Tomamos el B que viene de Little Odessa y en el que uno se encuentra con rusas que hablan alto, maquilladas como si fueran invitadas a ver a Catalina, la grande y a viejecitos de mirada cansada y de piel nevada, pálidos. Como este de la imagen: con su gorra de cuero, el pelo blanco, pensativo que, de vez en cuando, ojeaba un periódico en ruso.

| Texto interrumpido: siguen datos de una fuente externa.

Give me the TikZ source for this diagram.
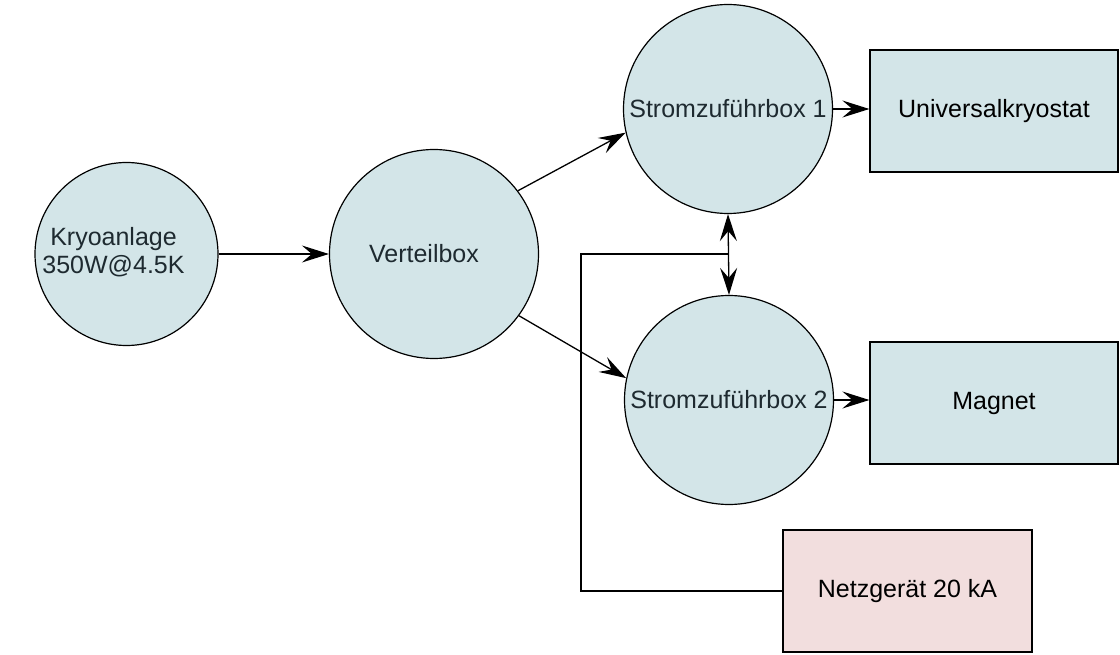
\documentclass[tikz,border=0pt]{standalone}
\usepackage{fontspec}
\setmainfont{Liberation Sans}
\usetikzlibrary{arrows.meta}
\definecolor{nodefill}{RGB}{211,229,232}
\definecolor{supplyfill}{RGB}{242,222,222}
\definecolor{circtext}{RGB}{30,42,48}
\tikzset{
  unit/.style={circle, draw=black, line width=1.2pt, fill=nodefill, inner sep=0pt,
    text=circtext, align=center, font=\fontsize{25}{29}\selectfont},
  device/.style={rectangle, draw=black, line width=1.2pt, fill=nodefill, inner sep=0pt,
    minimum width=248pt, minimum height=122pt, font=\fontsize{25}{29}\selectfont},
  flow/.style={line width=1.3pt, -{Stealth[length=27pt,width=17pt,inset=10pt]}},
  wire/.style={line width=1.3pt}
}
\begin{document}
\begin{tikzpicture}[x=1pt,y=-1pt]
\useasboundingbox (0,0) rectangle (1120,655);
% plant and distribution
\node[unit, minimum size=183pt] (kryo) at (126.5,254)
  {\begin{tabular}{@{}c@{}}Kryoanlage\\[-1pt]350W@4.5K\end{tabular}\hspace*{26pt}};
\node[unit, minimum size=209pt] (vert) at (434,254) {\hspace*{-20pt}Verteilbox};
% current lead boxes
\node[unit, minimum size=209pt] (s1) at (728,109) {Stromzuführbox 1};
\node[unit, minimum size=209pt] (s2) at (729,400) {Stromzuführbox 2};
% consumers
\node[device] (univ) at (994,111) {\raisebox{3pt}{Universalkryostat}};
\node[device] (magnet) at (994,403) {\raisebox{3pt}{Magnet}};
% power supply
\node[device, fill=supplyfill, minimum width=249pt] (netz) at (907.5,591) {Netzgerät 20 kA};
% connections
\draw[flow] (kryo) -- (vert);
\draw[flow] (vert.37) -- (s1.193);
\draw[flow] (vert.-36) -- (s2.168.5);
\draw[flow] (s1.east) -- (s1.east -| univ.west);
\draw[flow] (s2.east) -- (s2.east -| magnet.west);
\draw[wire, {Stealth[length=27pt,width=17pt,inset=10pt]}-{Stealth[length=27pt,width=17pt,inset=10pt]}] (s1.south) -- (s2.north);
\coordinate (junction) at (s1.south |- vert.center);
\coordinate (corner) at (581,254);
\draw[wire] (netz.west) -| (corner) -- (junction);
\end{tikzpicture}
\end{document}
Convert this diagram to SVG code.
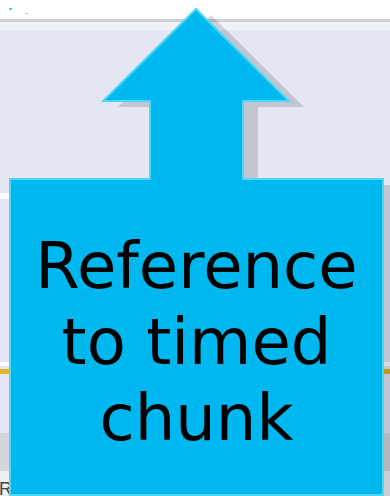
<svg xmlns="http://www.w3.org/2000/svg" width="390" height="496" viewBox="0 0 390 496">
<defs>
<style>
.shape{fill:#00B8F0;stroke:#4FD8F6;stroke-width:2;stroke-linejoin:miter}
.shadow{fill:#000;fill-opacity:0.14}
.lbl{font-family:"DejaVu Sans",sans-serif;font-size:64px;fill:#000;text-anchor:middle}
</style>
</defs>
<g id="background">
<rect x="0" y="0" width="390" height="496" fill="#E4E7F3"/>
<rect x="0" y="0" width="390" height="19" fill="#FFFFFF"/>
<rect x="0" y="19" width="390" height="3" fill="#CDD0D7"/>
<rect x="0" y="22" width="390" height="8" fill="#F1F2F7"/>
<rect x="9" y="8" width="3" height="2" fill="#3DD3F0"/>
<rect x="25" y="13" width="3" height="1" fill="#B8BAC0"/>
<rect x="0" y="193" width="100" height="6" fill="#FFFFFF"/>
<rect x="0" y="362" width="390" height="4" fill="#FFFFFF"/>
<rect x="0" y="369" width="390" height="5" fill="#E2B422"/>
<rect x="0" y="433" width="390" height="38" fill="#D3D5DB"/>
<rect x="0" y="471" width="390" height="25" fill="#EEEFF3"/>
<text x="-1" y="495" font-family="'Liberation Sans',sans-serif" font-size="18" fill="#444">RS</text>
</g>
<g id="connectors"/>
<g id="callout">
<path class="shadow" transform="translate(15,6)" d="M196,9 L289,101 L243,101 L243,179 L383,179 L383,495 L10,495 L10,179 L150,179 L150,101 L103,101 Z"/>
<path class="shape" d="M196,9 L289,101 L243,101 L243,179 L383,179 L383,495 L10,495 L10,179 L150,179 L150,101 L103,101 Z"/>
<text class="lbl" x="196.5" y="288">Reference</text>
<text class="lbl" x="196.5" y="364">to timed</text>
<text class="lbl" x="196.5" y="440">chunk</text>
</g>
</svg>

Vamos a la biblioteca de los leones, 42 y Quinta, a ver una exposición sobre "Stonewall 50" y el despegue de la sociedad gay; nada para escribir a casa: unas cuantas fotos y unos anuncios luminosos. Y el recuerdo, para una pareja que recorre la muestra con un toque de agobio melancólico, que les recuerda una fecha: 1971. Aprovecho que estoy en el enorme edifico, lleno de turistas, curiosos y estudiosos, y me paso a la sala de lectura a consultar un dato. Qué maravillosa visión: la sala repleta de lectores.

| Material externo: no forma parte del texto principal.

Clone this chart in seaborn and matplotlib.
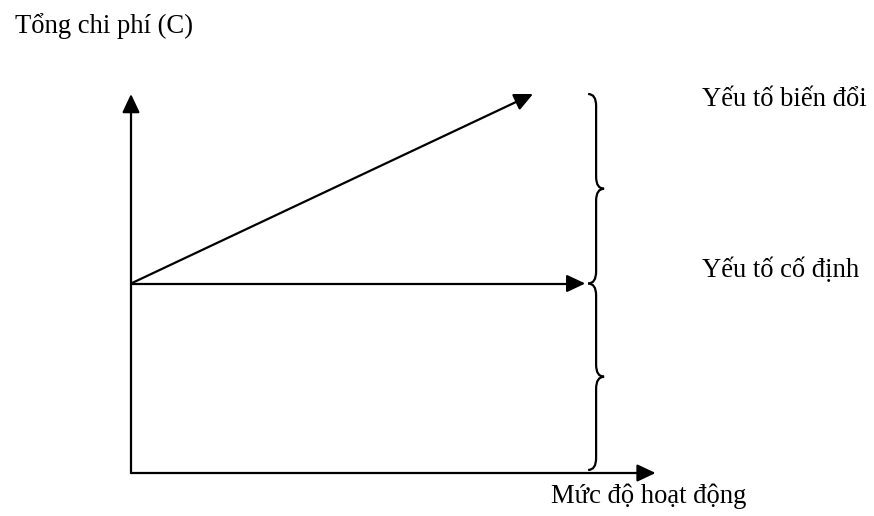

Bajamos por la Quinta entre obras, aceras cortadas, la tienda de “Lord and Taylor” cerrada, edificios siendo demolidos o esperando ser construidos, las tiendas de chinos con camisetas y suvenires baratos y empleados de los autobuses de turismo que te avasallan en cada esquina. (! Qué felices en Prospect Park!).
Eso sí: queda el “Flatiron” que compite con nuevos edificios sin personalidad. Entramos en “Eataly” a comprar anchoas que saben a España, prosciutto y mortadela que saben a infancia. Y tú te compras, en una tienda que huele a recauchutados y goma quemada, unas Adidas para “domarlas” para el viaje a España. Qué largo me lo fiais. Terminamos en “Bed, bath and beyond” que es como la ferretería de mi infancia pero en plan Basílica de San Pedro del clavo y el tornillo.
Estaba el día áspero, corría una brisa revestida de ceniza ausente y un aire que lijaba la mirada. En algunas macetas municipales empezaban a salir los primores de la primavera, que aquí llega mañana. Sin que se note.
Uno vuelve a casa cargado de paquetes, frío en el alma y llena la mirada de ausencias.